Quite a wow message to end another year from the marathon on the streets of Jerusalem, Israel.
It seems like ages ago, but Purim in Jerusalem, Israel, was celebrated this year on Thursday night and Friday.
Families dressed up in costumes. In many neighborhoods they filled the streets as they went to synagogues, community centers, and hundreds of other locations for readings of Megillat Esther.
Not all participants dressed up, but many parents and children did, including the reader in this synagogue.
There were pirates below,
and fair damsels above. All quietly listened to the story of Esther and Mordechai and made noise when name of wicked Haman was read.
Purim is a colorful time,
with smiles a plenty.
One never knows what costume you will find in Jerusalem on Purim,
however, this man’s outfit stood out–and up–as he pushed the baby carriage up the street.

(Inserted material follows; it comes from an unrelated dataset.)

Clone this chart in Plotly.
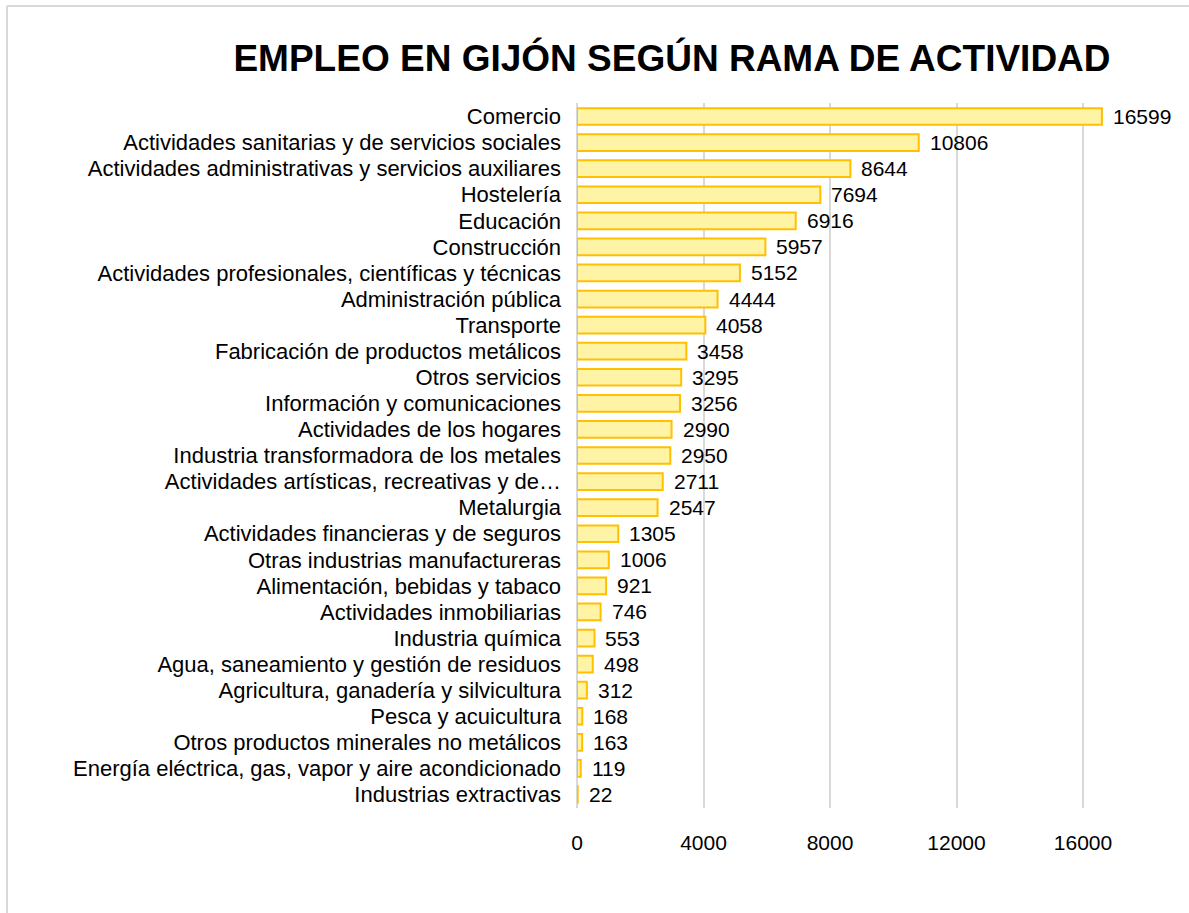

Tens of thousands were out on the Jerusalem streets on Friday. Some streets were filled with cars, and others were filled with celebrants, not all sober.
Purim in Jerusalem is exciting enough to tire out even a fearless firefighter. The Purim marathon is finally over.
Now it is time to finish preparing for the Jerusalem Marathon on Friday, March 9, 2018.
Streets will be closed again and filled with colorful costumes as tens of thousands of runners and their supporters fill the Jerusalem, Israel streets.